7/20/2025

World's Strongest Woman - Wonders



When Donna Moore began competing in Strongwoman events, the results attracted the attention of a small but dedicated group of followers on Facebook groups.

More than a decade later, the three-time world champion will be in front of a crowd of 1,400 for the Britain's Strongest Woman final at the York Barbican this weekend.

Moore, 45, grew up in Colburn, near Catterick in North Yorkshire, but did not discover weightlifting until she was already a mother of two children wanting to improve her fitness.

"I started training in a normal gym at classes where there's about 30 people and you're doing aerobics or light weights, because I wasn't very confident and I didn't know anything about how to go into a gym by myself.

"I did these classes and I enjoyed it, the camaraderie between the people, and it made me want to turn up.

"When I got a little braver I went to a regular gym and learned a few different things to do. And through that journey, progressed until I got signposted to a more independent kind of gym that was focused on heavier lifting."

In the early 2000s, she would watch World's Strongest Woman and the men's competition on TV and thought the events were "really cool", but she knew little about how to enter.

"Fast forward 10-12 years, I've been hooked ever since and it's what I've been doing for the past decade."


She has 54,600 followers on Instagram and yet until recently she worked for the NHS.

She now makes a living training other women alongside her competition income.

"I wouldn't say you're able to do it as a job.
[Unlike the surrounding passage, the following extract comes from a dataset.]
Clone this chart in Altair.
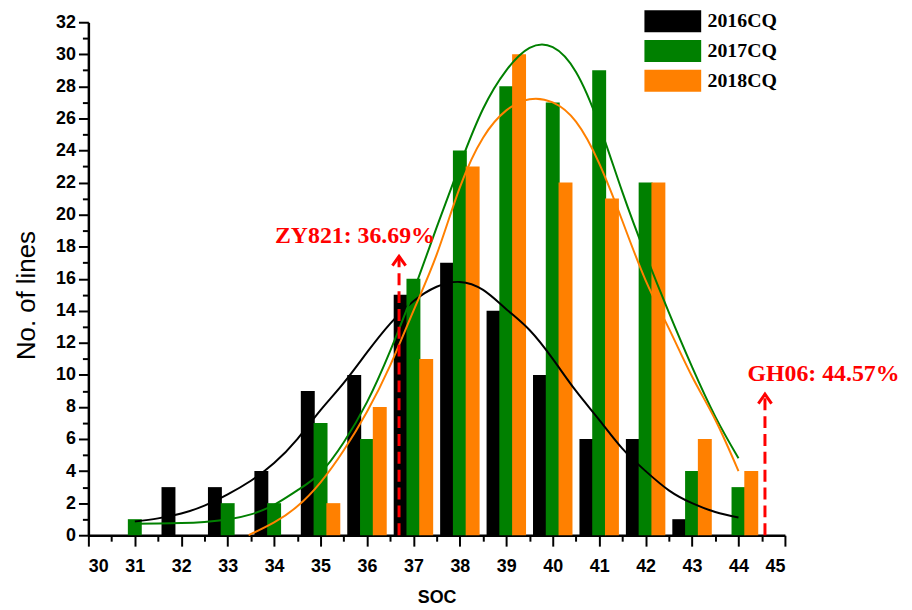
import altair as alt
import pandas as pd

# ---- data ----
soc = [31, 32, 33, 34, 35, 36, 37, 38, 39, 40, 41, 42, 43, 44]
series = ["2016CQ", "2017CQ", "2018CQ"]
cnt_2016 = [0, 3, 3, 4, 9, 10, 15, 17, 14, 10, 6, 6, 1, 0]
cnt_2017 = [1, 0, 2, 2, 7, 6, 16, 24, 28, 27, 29, 22, 4, 3]
cnt_2018 = [0, 0, 0, 0, 2, 8, 11, 23, 30, 22, 21, 22, 6, 4]
colors = ["#000000", "#008000", "#ff8000"]

# fitted curves
fit_x = [31, 31.5, 32, 32.5, 33, 33.5, 34, 34.5, 35, 35.5, 36, 36.5, 37, 37.5,
         38, 38.5, 39, 39.5, 40, 40.5, 41, 41.5, 42, 42.5, 43, 43.5, 44]
fit_2016 = [0.85, 1.05, 1.35, 1.85, 2.55, 3.4, 4.5, 6.0, 7.8, 9.5, 11.4, 13.2, 14.6, 15.5,
            15.8, 15.3, 14.1, 12.8, 11.0, 9.0, 7.2, 5.4, 4.0, 2.8, 2.0, 1.45, 1.1]
fit_2017 = [0.72, 0.73, 0.76, 0.83, 0.98, 1.3, 1.9, 2.8, 3.9, 5.8, 8.3, 11.5, 15.2, 19.2,
            23.1, 26.6, 29.0, 30.4, 30.45, 28.9, 25.6, 21.4, 17.5, 13.9, 10.5, 7.4, 4.8]
fit_x_2018 = [33.45, 34, 34.5, 35, 35.5, 36, 36.5, 37, 37.5, 38, 38.5, 39, 39.5, 40,
              40.5, 41, 41.5, 42, 42.5, 43, 43.5, 44]
fit_2018 = [0, 0.8, 1.8, 3.3, 5.3, 7.7, 10.6, 14.0, 17.5, 21.7, 24.8, 26.5, 27.2, 27.0,
            25.8, 23.2, 19.6, 15.9, 12.9, 9.9, 7.2, 4.0]

# reference varieties
mark_names = ["ZY821: 36.69%", "GH06: 44.57%"]
mark_soc = [36.69, 44.57]
mark_top = [17.4, 8.8]
label_x = [35.74, 45.83]
label_y = [18.2, 9.6]

x_ticks = [30 + 0.5 * i for i in range(31)]
y_ticks = list(range(0, 33))

# ---- tables ----
bar_rows = []
for name, counts in zip(series, [cnt_2016, cnt_2017, cnt_2018]):
    for s, c in zip(soc, counts):
        bar_rows.append({"series": name, "soc": s, "count": c})
bars_df = pd.DataFrame(bar_rows)

fit_rows = []
for name, xs, ys in zip(series, [fit_x, fit_x, fit_x_2018], [fit_2016, fit_2017, fit_2018]):
    for a, b in zip(xs, ys):
        fit_rows.append({"series": name, "soc": a, "fit": b})
fit_df = pd.DataFrame(fit_rows)

mark_df = pd.DataFrame({"name": mark_names, "soc": mark_soc, "top": mark_top,
                        "lx": label_x, "ly": label_y})

xscale = alt.Scale(domain=[30, 45], nice=False, zero=False)
yscale = alt.Scale(domain=[0, 32], nice=False)

x_axis = alt.Axis(
    title="SOC", values=x_ticks, labelOverlap=False,
    labelExpr="datum.value % 1 === 0 ? format(datum.value, 'd') : ''",
    tickSize={"condition": {"test": "datum.value % 1 === 0", "value": 11}, "value": 6},
    labelPadding=12, titleY=68, titleBaseline="alphabetic",
    titleFontWeight="bold", titleFontSize=18,
)
y_axis = alt.Axis(
    title="No. of lines", values=y_ticks, labelOverlap=False,
    labelExpr="datum.value % 2 === 0 ? format(datum.value, 'd') : ''",
    tickSize={"condition": {"test": "datum.value % 2 === 0", "value": 10}, "value": 6},
    labelPadding=3, titleFontWeight="normal", titleFontSize=26,
    titleX=-54, titleY=275, titleBaseline="alphabetic",
)

shift_expr = ("datum.series == '2016CQ' ? -0.275 : (datum.series == '2018CQ' ? 0.275 : 0)")

bars = alt.Chart(bars_df).transform_calculate(
    x0="datum.soc + (" + shift_expr + ") - 0.15",
    x1="datum.soc + (" + shift_expr + ") + 0.15",
    base="0",
).mark_bar(opacity=1, strokeWidth=0).encode(
    x=alt.X("x0:Q", scale=xscale, axis=x_axis),
    x2="x1:Q",
    y=alt.Y("count:Q", scale=yscale, axis=y_axis),
    y2="base:Q",
    color=alt.Color(
        "series:N",
        scale=alt.Scale(domain=series, range=colors),
        legend=alt.Legend(
            title=None, orient="none", legendX=578, legendY=-12,
            symbolType="M-2.6,-1H2.6V1H-2.6Z", symbolSize=484,
            symbolStrokeWidth=0, symbolOpacity=1,
            labelFont="Liberation Serif", labelFontWeight="bold", labelFontSize=20,
            labelColor="#000000", labelOffset=24, rowPadding=8, padding=0,
        ),
    ),
)

lines = alt.Chart(fit_df).mark_line(strokeWidth=2, interpolate="natural").encode(
    x=alt.X("soc:Q", scale=xscale, axis=x_axis),
    y=alt.Y("fit:Q", scale=yscale, axis=y_axis),
    stroke=alt.Stroke("series:N", scale=alt.Scale(domain=series, range=colors), legend=None),
    detail="series:N",
)

rules = alt.Chart(mark_df).transform_calculate(base="0").mark_rule(
    color="#ff0000", strokeWidth=3, strokeDash=[12, 6]
).encode(
    x=alt.X("soc:Q", scale=xscale, axis=x_axis),
    y=alt.Y("base:Q", scale=yscale, axis=y_axis),
    y2="top:Q",
)

heads = alt.Chart(mark_df).mark_point(
    shape="M-0.7,1L0,0L0.7,1", size=361, filled=False,
    color="#ff0000", strokeWidth=3, opacity=1,
).encode(
    x=alt.X("soc:Q", scale=xscale, axis=x_axis),
    y=alt.Y("top:Q", scale=yscale, axis=y_axis),
)

texts = alt.Chart(mark_df).mark_text(
    font="Liberation Serif", fontWeight="bold", fontSize=24, color="#ff0000",
    align="center", baseline="alphabetic",
).encode(
    x=alt.X("lx:Q", scale=xscale, axis=x_axis),
    y=alt.Y("ly:Q", scale=yscale, axis=y_axis),
    text="name:N",
)

chart = alt.layer(bars, lines, rules, heads, texts).properties(
    width=702, height=517,
    padding={"left": 81, "top": 12, "right": 120, "bottom": 70},
    autosize=alt.AutoSizeParams(type="none"),
).configure_view(stroke=None).configure_axis(
    grid=False, domainColor="#000000", domainWidth=2.5,
    tickColor="#000000", tickWidth=2, labelOverlap=False,
    labelFont="Liberation Sans", labelFontWeight="bold", labelFontSize=18,
    labelColor="#000000", titleFont="Liberation Sans", titleColor="#000000",
)

chart.save("out.html", embed_options={"renderer": "svg", "actions": False})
I coach as my job, so it's helped me to have a job in that respect. So that's great. But no, I don't think, especially people from the UK, there are any of us who are solely competing.

"We all have other avenues to be able to compete."

In the US, strongwomen have more opportunities, and in Scandinavia the sport is more widely accepted, but things are changing in the UK – with more strongwomen gaining higher profiles.

"There's lots of people from America who are very good, in other European countries, in Scandinavia, they get it a little bit more. So it's been more prevalent for a longer time.

"But now the UK is starting to see that women being stronger is acceptable, and society's norms are changing. So that's helped the growth of the sport a lot."